5. Political and policy context: progress, gaps and contested commitments
COP30 and related coverage in late 2025 show political friction: negotiators debated finance and fossil‑fuel language while some major economies altered their level of engagement, and prominent analyses noted that methodological changes and policy shifts (including U.S. withdrawal from some agreements) offset only small amounts of projected warming — underscoring a gap between rhetoric and the emissions cuts needed [10] [3] [8]. UNEP and other organizations explicitly state that recent pledges “only slightly lowered” predicted century‑scale warming [7] [3].

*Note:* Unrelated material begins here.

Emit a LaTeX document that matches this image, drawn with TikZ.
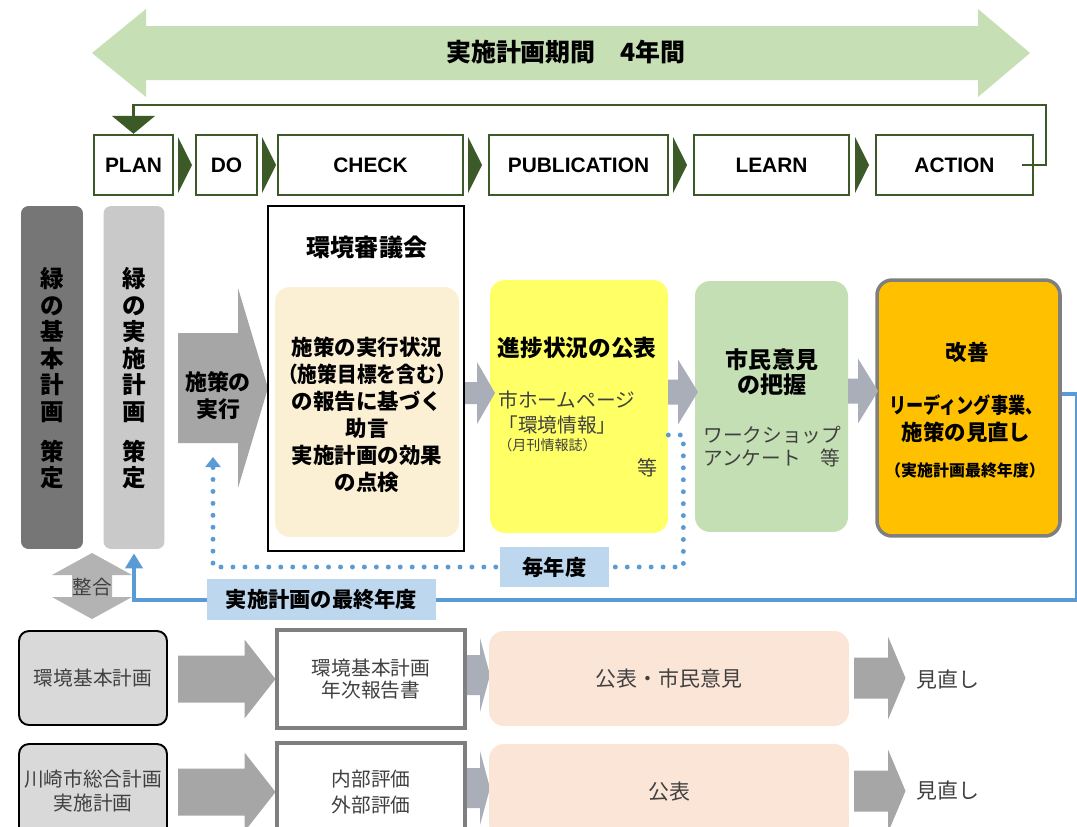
\documentclass[tikz,border=0pt]{standalone}
\usepackage{fontspec}
\usepackage{graphicx}
\setmainfont{Noto Sans CJK JP}
\newfontfamily\latinfont{Liberation Sans}
\usetikzlibrary{arrows.meta}
\definecolor{pdcagreen}{HTML}{3B5A28}
\definecolor{spangreen}{HTML}{C6DFB5}
\definecolor{bargray}{HTML}{767676}
\definecolor{barlight}{HTML}{C9C9C9}
\definecolor{arrowgray}{HTML}{A6A6A6}
\definecolor{arrowblue}{HTML}{A9AEB9}
\definecolor{councilbg}{HTML}{FCF0D4}
\definecolor{pubyellow}{HTML}{FFFF66}
\definecolor{learngreen}{HTML}{C5DFB5}
\definecolor{actorange}{HTML}{FFC000}
\definecolor{loopblue}{HTML}{5B9BD5}
\definecolor{tagblue}{HTML}{BDD7EE}
\definecolor{rowbeige}{HTML}{FBE5D6}
\definecolor{rowgray}{HTML}{D9D9D9}
\definecolor{docgray}{HTML}{7F7F7F}
\definecolor{txtgray}{HTML}{404040}
\newcommand{\fsz}[2]{\fontsize{#1}{#2}\selectfont}
% block arrow: colour, shaft start, head base, tip, centre y, shaft half, head half
\newcommand{\blockarrow}[7]{\fill[#1] (#2,#5-#6) -- (#3,#5-#6) -- (#3,#5-#7) -- (#4,#5) -- (#3,#5+#7) -- (#3,#5+#6) -- (#2,#5+#6) -- cycle;}

\begin{document}
\begin{tikzpicture}[x=0.02cm,y=-0.02cm,
  pdca/.style={draw=pdcagreen,line width=1.4pt,fill=white,minimum height=1.2cm,inner sep=0pt,font=\latinfont\bfseries\fsz{11.9pt}{14pt}},
  bar/.style={rounded corners=0.15cm,minimum width=1.22cm,minimum height=6.86cm,inner sep=0pt},
  vtext/.style={align=center,font=\bfseries\fsz{13.4pt}{15.1pt}},
  card/.style={rounded corners=0.3cm,inner sep=0pt},
  bold/.style={align=center,font=\bfseries\fsz{12.2pt}{15.4pt}},
  plain/.style={align=center,text=txtgray,font=\fsz{11.2pt}{13pt}},
  tag/.style={fill=tagblue,inner sep=0pt,minimum height=0.81cm,font=\bfseries\fsz{12.1pt}{14pt}},
  rowbox/.style={plain,fill=rowgray,draw=black,line width=1.1pt,rounded corners=0.2cm,minimum width=2.96cm,minimum height=1.88cm,inner sep=0pt},
  docbox/.style={plain,fill=white,draw=docgray,line width=2.3pt,minimum width=3.76cm,minimum height=1.96cm,inner sep=0pt},
  loopline/.style={draw=loopblue,line width=2.2pt},
  dotline/.style={draw=loopblue,line width=2.8pt,line cap=round,dash pattern=on 0pt off 6.8pt}]
\useasboundingbox (0,0) rectangle (1077,826);
\clip (0,0) rectangle (1077,826);
\fill[white] (0,0) rectangle (1077,826);

% period arrow
\fill[spangreen] (92,53) -- (146,9) -- (146,26) -- (978,26) -- (978,9) -- (1030,53) -- (978,97) -- (978,80) -- (146,80) -- (146,97) -- cycle;
\node[font=\bfseries\fsz{14.2pt}{16pt}] (period) at (566,52) {実施計画期間　4年間};

% PDCA row
\node[pdca,minimum width=1.58cm] (plan) at (133.5,165) {PLAN};
\node[pdca,minimum width=1.22cm] (do) at (226.5,165) {DO};
\node[pdca,minimum width=3.70cm] (check) at (370.5,165) {CHECK};
\node[pdca,minimum width=3.58cm] (pub) at (578.5,165) {PUBLICATION};
\node[pdca,minimum width=3.10cm] (learn) at (771.5,165) {LEARN};
\node[pdca,minimum width=3.14cm] (action) at (954.5,165) {ACTION};
\foreach \tx in {178,262,468,673,855}
  \fill[pdcagreen] (\tx,137) -- (\tx+14,165) -- (\tx,193) -- cycle;
\coordinate (looptop) at (0,105);
\draw[pdcagreen,line width=1.4pt,-{Triangle[length=0.36cm,width=0.86cm]}]
  ([xshift=-0.24cm]action.east) -- ++(24,0) |- (plan.north |- looptop) -- (plan.north);

% left bars
\node[bar,fill=bargray,minimum width=1.24cm] (basic) at (52,377.5) {};
\node[vtext] (basictext) at (52,378.5) {緑\\の\\基\\本\\計\\画\\[7.7pt]策\\定};
\node[bar,fill=barlight] (impl) at (134,377.5) {};
\node[vtext] (impltext) at (134,378.5) {緑\\の\\実\\施\\計\\画\\[7.7pt]策\\定};

% policy execution
\blockarrow{arrowgray}{178}{238}{268}{388}{55}{100}
\node[bold,font=\bfseries\fsz{12.5pt}{15.4pt}] (exec) at (218,396) {施策の\\実行};

% council
\node[draw=black,line width=1.2pt,minimum width=3.92cm,minimum height=6.9cm,inner sep=0pt] (council) at (366,378.5) {};
\node[font=\bfseries\fsz{13.7pt}{16pt}] (counciltitle) at (367,247) {環境審議会};
\node[card,fill=councilbg,minimum width=3.68cm,minimum height=5cm] (review) at (367,412) {};
\node[bold] (reviewtext) at (367,414.5) {施策の実行状況\\\scalebox{0.92}[1]{（施策目標を含む）}\\の報告に基づく\\助言\\実施計画の効果\\の点検};

% publication
\node[card,fill=pubyellow,minimum width=3.56cm,minimum height=5.06cm] (publish) at (579,406.5) {};
\blockarrow{arrowblue}{465}{477}{495}{393}{11}{31}
\node[bold,font=\bfseries\fsz{12.9pt}{15pt}] (publishtitle) at (577,348) {進捗状況の公表};
\node[plain,anchor=west,inner sep=0pt] (homepage) at (498,400) {市ホームページ};
\node[plain,anchor=west,inner sep=0pt] (envinfo) at (498,425) {「環境情報」};
\node[plain,anchor=west,inner sep=0pt,font=\fsz{8pt}{10pt}] (monthly) at (498,445) {（月刊情報誌）};
\node[plain,font=\fsz{11.4pt}{13pt}] (publishetc) at (648,468) {等};

% learn
\node[card,fill=learngreen,minimum width=3.06cm,minimum height=5.02cm] (opinion) at (771.5,406.5) {};
\blockarrow{arrowblue}{668}{678}{698}{392}{12.5}{32.5}
\node[bold,font=\bfseries\fsz{13.1pt}{14.2pt}] (opiniontitle) at (772,372.5) {市民意見\\の把握};
\node[plain,anchor=west,align=left,inner sep=0pt,font=\fsz{11.2pt}{13.1pt}] (workshop) at (703,446.5) {ワークショップ\\アンケート　等};

% action
\node[card,fill=actorange,draw=docgray,line width=2pt,minimum width=3.66cm,minimum height=5.12cm] (kaizen) at (968.5,408) {};
\blockarrow{arrowblue}{848}{858}{878}{391}{12.5}{32.5}
\node[bold] (kaizentitle) at (967,352) {改善};
\node[bold] (kaizentext) at (966,418.5) {\scalebox{0.8}[1]{リーディング事業、}\\施策の見直し};
\node[bold,font=\bfseries\fsz{9.1pt}{11pt}] (kaizenyear) at (965,470) {（実施計画最終年度）};

% feedback loops
\coordinate (exectip) at (213,457);
\draw[dotline,-{Triangle[length=0.2cm,width=0.3cm]}]
  ([yshift=-0.57cm]publish.east) -- ++(15,0) |- (exectip |- 0,567) -- (exectip);
\draw[loopline,-{Triangle[length=0.3cm,width=0.34cm]}]
  ([yshift=0.28cm]kaizen.east) -- ++(15,0) |- (impl.south |- 0,600) -- ([yshift=-0.08cm]impl.south);
\node[tag,minimum width=2.18cm] (yearly) at (554.5,567) {毎年度};
\node[tag,minimum width=4.58cm] (finaltag) at (321.5,599.5) {実施計画の最終年度};

% consistency
\fill[arrowgray!85] (92,553) -- (132,575) -- (112,575) -- (112,597) -- (132,597) -- (92,619) -- (52,597) -- (72,597) -- (72,575) -- (52,575) -- cycle;
\node[plain,font=\fsz{11.1pt}{13pt}] (consist) at (92,587) {整合};

% lower rows
\node[rowbox] (envplan) at (93,678) {環境基本計画};
\blockarrow{arrowgray}{178}{244.5}{275.5}{679}{23.5}{39.5}
\blockarrow{arrowblue}{465}{480}{490}{675}{20}{37}
\node[docbox,font=\fsz{11.2pt}{12.8pt}] (envreport) at (371,679) {環境基本計画\\年次報告書};
\node[card,fill=rowbeige,minimum width=7.2cm,minimum height=1.9cm,text=txtgray,font=\fsz{11.9pt}{14pt}] (envpub) at (669,678.5) {公表・市民意見};
\blockarrow{arrowgray}{854}{888}{905.5}{678}{20.5}{41.5}
\node[plain,font=\fsz{11.9pt}{14pt}] (envrev) at (948,680) {見直し};

\node[rowbox,font=\fsz{11.2pt}{13.9pt}] (cityplan) at (93,791) {川崎市総合計画\\実施計画};
\blockarrow{arrowgray}{178}{244.5}{275.5}{792}{23.5}{39.5}
\blockarrow{arrowblue}{465}{480}{490}{788}{20}{37}
\node[docbox,font=\fsz{11.2pt}{14.8pt}] (cityeval) at (371,792) {内部評価\\外部評価};
\node[card,fill=rowbeige,minimum width=7.2cm,minimum height=1.9cm,text=txtgray,font=\fsz{11.9pt}{14pt}] (citypub) at (669,791.5) {公表};
\blockarrow{arrowgray}{854}{888}{905.5}{791}{20.5}{41.5}
\node[plain,font=\fsz{11.9pt}{14pt}] (cityrev) at (948,791) {見直し};
\end{tikzpicture}
\end{document}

6. Where reporting disagrees or is limited
Sources agree on broad trajectories (near‑record temperatures, exhausted 1.5°C budget, projected 2.3–2.8°C range), but differ in tone and emphasis: some outlets emphasize imminent catastrophic outcomes and tipping points [11] [9], while institutional reports contextualize short‑term exceedance versus long‑term averages and note that pledges have reduced projected warming by roughly a degree relative to earlier scenarios [12] [3]. Available sources do not mention certain claims sometimes circulated publicly — for example, definitive statements that 2–3°C is “unlivable” for all regions — so those stronger normative judgments are not directly documented in the provided reporting [11] [1].
7. What would change the outlook: actions that matter
Analyses point to three clear levers that would alter projections: rapid and deep near‑term cuts to emissions (especially from fossil fuels), scaling finance and adaptation for vulnerable nations, and limiting reliance on uncertain large‑scale carbon removal by reducing emissions now [3] [7]. UNEP’s modeling shows even ambitious strengthened action from 2025 could reduce overshoot and lower century‑end warming, though current pledges remain insufficient [3] [7].
8. Bottom line for readers
The consensus of 2025 reporting is stark: the planet is warmer than at any comparable period in modern records, the practical carbon budget for 1.5°C is almost gone, and current policies and pledges still point to well above 1.5°C by 2100 unless nations sharply accelerate mitigation [1] [4] [3]. Debates remain about how fast and by whom emissions cuts and financing should be implemented — debates reflected in coverage of COP30 and in national politics [10] [3].